History of Svalbard - Industrialization

Industrialization

The first attempt at creating a permanent settlement was carried out by Sweden's Alfred Gabriel Nathorst. He established Kapp Thordsen on Isfjorden in 1872, but the planned phosphorite mining was not carried out and the settlement abandoned. Coal had always been mined and gathered by whalers and hunters, but industrial mining did not start until 1899. Søren Zachariassen of Tromsø was the first to establish a mining company to exploit Svalbard minerals. He claimed several places in Isfjorden and exported coal to the mainland, but lack of capital stopped further growth.

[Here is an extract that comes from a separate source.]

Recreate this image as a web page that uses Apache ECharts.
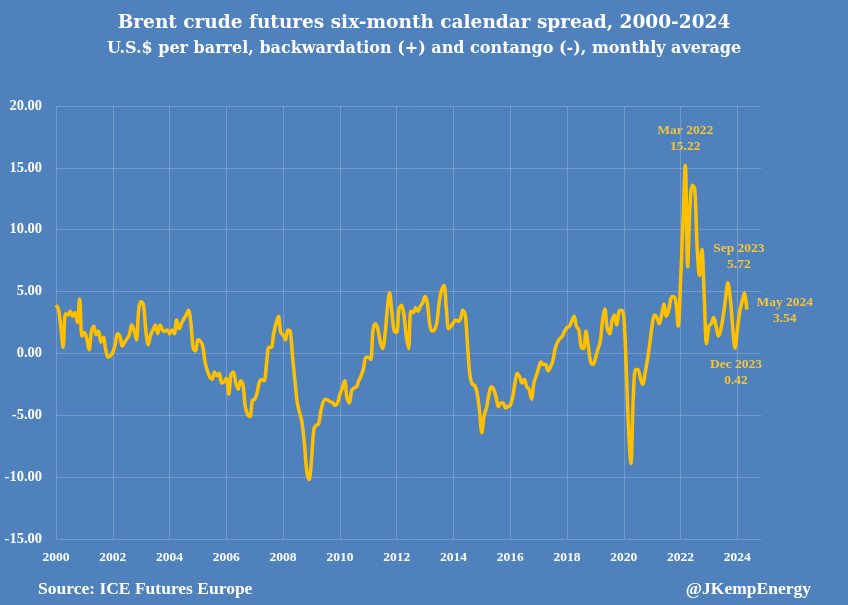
<!DOCTYPE html>
<html>
<head>
<meta charset="utf-8">
<script src="https://cdn.jsdelivr.net/npm/echarts@6/dist/echarts.min.js"></script>
<style>
html,body{margin:0;padding:0;background:#4f81bd;}
#chart{width:848px;height:605px;}
</style>
</head>
<body>
<div id="chart"></div>
<script>
// Monthly Brent six-month calendar spread, Jan 2000 - May 2024 (US$/bbl)
const spread2000 = [3.9, 3.6, 2.2, 0.5, 3.2, 3.1, 3.4, 3.0, 3.3, 2.5, 4.4, 1.4];
const spread2001 = [1.7, 1.2, 0.3, 1.8, 2.2, 1.5, 1.8, 0.9, 1.3, 0.3, -0.3, -0.2];
const spread2002 = [0.1, 0.7, 1.6, 1.4, 0.6, 0.9, 1.2, 1.5, 2.3, 1.9, 1.1, 3.6];
const spread2003 = [4.2, 3.9, 1.8, 0.7, 1.5, 1.9, 2.3, 1.6, 2.3, 1.9, 1.8, 1.9];
const spread2004 = [1.6, 1.9, 1.6, 2.7, 2.0, 2.4, 2.8, 3.1, 3.5, 2.5, 0.4, 0.2];
const spread2005 = [1.1, 1.0, 0.6, -0.7, -1.4, -1.9, -2.1, -1.5, -1.8, -1.6, -2.4, -2.3];
const spread2006 = [-2.0, -3.3, -1.7, -1.5, -2.4, -2.9, -2.2, -2.5, -4.3, -4.9, -5.1, -3.8];
const spread2007 = [-3.7, -3.2, -2.3, -2.1, -2.2, -0.8, 0.5, 0.5, 1.6, 2.4, 3.0, 1.7];
const spread2008 = [1.5, 1.1, 1.9, 1.8, -0.3, -2.2, -4.0, -4.8, -5.6, -7.3, -9.5, -10.2];
const spread2009 = [-8.6, -6.1, -5.8, -5.7, -4.6, -3.9, -3.7, -3.8, -3.9, -4.0, -4.2, -4.0];
const spread2010 = [-3.3, -2.8, -2.2, -3.6, -4.0, -3.0, -2.8, -2.7, -2.2, -1.8, -1.2, -0.3];
const spread2011 = [-0.3, -0.5, 1.9, 2.4, 2.0, 1.0, 0.4, 1.4, 3.5, 4.9, 3.3, 1.8];
const spread2012 = [1.7, 3.6, 3.9, 3.2, 1.5, 0.4, 3.4, 3.3, 3.7, 3.4, 3.8, 4.1];
const spread2013 = [4.6, 4.0, 2.3, 1.8, 1.9, 2.5, 4.2, 5.1, 5.5, 3.6, 2.0, 2.2];
const spread2014 = [2.5, 2.7, 2.6, 2.8, 3.5, 3.1, 0.5, -1.8, -2.5, -2.6, -3.2, -4.6];
const spread2015 = [-6.4, -5.0, -4.4, -3.3, -2.7, -2.9, -3.5, -4.3, -4.0, -4.0, -4.4, -4.3];
const spread2016 = [-4.2, -3.6, -2.4, -1.6, -1.9, -2.4, -2.1, -2.7, -2.9, -3.7, -2.4, -1.8];
const spread2017 = [-1.2, -0.7, -0.9, -0.9, -1.4, -1.1, -0.6, 0.4, 0.9, 1.2, 1.4, 1.8];
const spread2018 = [2.1, 2.2, 2.6, 3.0, 2.2, 1.9, 0.5, 0.4, 1.8, 0.6, -0.7, -0.9];
const spread2019 = [-0.4, 0.3, 0.9, 2.6, 3.6, 2.0, 1.6, 2.6, 3.1, 2.3, 3.4, 3.5];
const spread2020 = [3.0, -1.0, -6.0, -8.9, -3.6, -1.3, -1.3, -2.0, -2.5, -1.6, -0.5, 0.8];
const spread2021 = [2.3, 3.1, 2.9, 2.4, 3.1, 4.0, 3.0, 3.5, 4.5, 4.6, 4.2, 2.2];
const spread2022 = [5.8, 10.5, 15.22, 7.0, 12.0, 13.6, 13.3, 8.6, 6.3, 8.4, 4.6, 0.8];
const spread2023 = [2.2, 2.4, 2.9, 2.2, 1.4, 1.9, 3.0, 4.4, 5.72, 4.5, 2.2, 0.42];
const spread2024 = [1.9, 3.4, 4.2, 4.9, 3.54];

const spreadValues = [].concat(
  spread2000, spread2001, spread2002, spread2003, spread2004, spread2005,
  spread2006, spread2007, spread2008, spread2009, spread2010, spread2011,
  spread2012, spread2013, spread2014, spread2015, spread2016, spread2017,
  spread2018, spread2019, spread2020, spread2021, spread2022, spread2023,
  spread2024
);

// Month categories Jan 2000 .. Nov 2024 (axis runs a little past the data)
const monthNames = ['Jan','Feb','Mar','Apr','May','Jun','Jul','Aug','Sep','Oct','Nov','Dec'];
const months = [];
for (let y = 2000; y <= 2024; y++) {
  for (let m = 0; m < 12; m++) {
    if (y === 2024 && m > 10) break;
    months.push(monthNames[m] + ' ' + y);
  }
}

const yTicks = [-15, -10, -5, 0, 5, 10, 15, 20];

// Annotated points
const annotations = [
  { name: 'Mar 2022', value: 15.22 },
  { name: 'Sep 2023', value: 5.72 },
  { name: 'May 2024', value: 3.54 },
  { name: 'Dec 2023', value: 0.42 }
];
const annotationOffsets = {
  'Mar 2022': [0, -27],
  'Sep 2023': [11, -26],
  'May 2024': [38, 1],
  'Dec 2023': [1, 24]
};

const serif = '"Liberation Serif", serif';
const titleSerif = '"DejaVu Serif", "Liberation Serif", serif';
const gold = '#ffc000';
const labelGold = '#f2c53a';
const gridColor = 'rgba(255,255,255,0.2)';

const isYearTick = function (index) { return index % 24 === 0; };

const chart = echarts.init(document.getElementById('chart'), null, { renderer: 'canvas' });
chart.setOption({
  backgroundColor: '#4f81bd',
  animation: false,
  title: {
    text: 'Brent crude futures six-month calendar spread, 2000-2024',
    subtext: 'U.S.$ per barrel, backwardation (+) and contango (-), monthly average',
    left: 'center',
    top: 9,
    itemGap: 8,
    textStyle: { color: '#ffffff', fontFamily: titleSerif, fontWeight: 'bold', fontSize: 18.5 },
    subtextStyle: { color: '#ffffff', fontFamily: titleSerif, fontWeight: 'bold', fontSize: 16 }
  },
  grid: { left: 56, right: 87, top: 106, bottom: 66, containLabel: false },
  xAxis: {
    type: 'category',
    data: months,
    boundaryGap: false,
    axisLine: { show: false },
    axisTick: { show: false },
    axisLabel: {
      interval: isYearTick,
      color: '#ffffff',
      fontFamily: serif,
      fontWeight: 'bold',
      fontSize: 13.5,
      margin: 12,
      formatter: function (v) { return v.split(' ')[1]; }
    },
    splitLine: { show: true, interval: isYearTick, lineStyle: { color: gridColor, width: 1 } }
  },
  yAxis: {
    type: 'value',
    min: yTicks[0],
    max: yTicks[yTicks.length - 1],
    interval: 5,
    axisLine: { show: false },
    axisTick: { show: false },
    axisLabel: {
      color: '#ffffff',
      fontFamily: serif,
      fontWeight: 'bold',
      fontSize: 14.5,
      margin: 14,
      formatter: function (v) { return v.toFixed(2); }
    },
    splitLine: { show: true, lineStyle: { color: gridColor, width: 1 } }
  },
  series: [{
    type: 'line',
    data: spreadValues,
    showSymbol: false,
    symbol: 'none',
    smooth: 0.35,
    lineStyle: { color: gold, width: 3.5 },
    markPoint: {
      symbol: 'circle',
      symbolSize: 0,
      data: annotations.map(function (a) {
        return {
          coord: [a.name, a.value],
          value: a.value,
          label: {
            show: true,
            position: 'inside',
            offset: annotationOffsets[a.name],
            formatter: a.name + '\n' + a.value.toFixed(2),
            color: labelGold,
            fontFamily: serif,
            fontWeight: 'bold',
            fontSize: 13.5,
            lineHeight: 16,
            align: 'center'
          }
        };
      })
    }
  }],
  graphic: [
    {
      type: 'text', left: 38, top: 580,
      style: { text: 'Source: ICE Futures Europe', fill: '#ffffff', font: 'bold 17.5px ' + serif }
    },
    {
      type: 'text', right: 37, top: 580,
      style: { text: '@JKempEnergy', fill: '#ffffff', font: 'bold 17.5px ' + serif }
    }
  ]
});
</script>
</body>
</html>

The first commercially viable mining company was John Munroe Longyear's Arctic Coal Company, which established Longyear City (from 1925 Longyearbyen). By 1910, 200 men were working for the company. The town and mines were bought by the Norwegian-owned Store Norske Spitsbergen Kulkompani in 1916. Another early entrepreneur was Ernest Mansfield and his Northern Exploration Company. He started marble mining on Blomstrandhalvøya, but the marble was unusable and his company never had any profitable ventures, despite surveying large parts of the island. By the 1910s, it was established that coal was the only economically viable mining activity on Svalbard. Swedish interests established mines at Pyramiden and Sveagruva, while Dutch investors established Barentsburg in 1920. During the First World War, Norway saw the advantage of increasing self-supply of coal and Kings Bay established mining in Ny-Ålesund in 1916.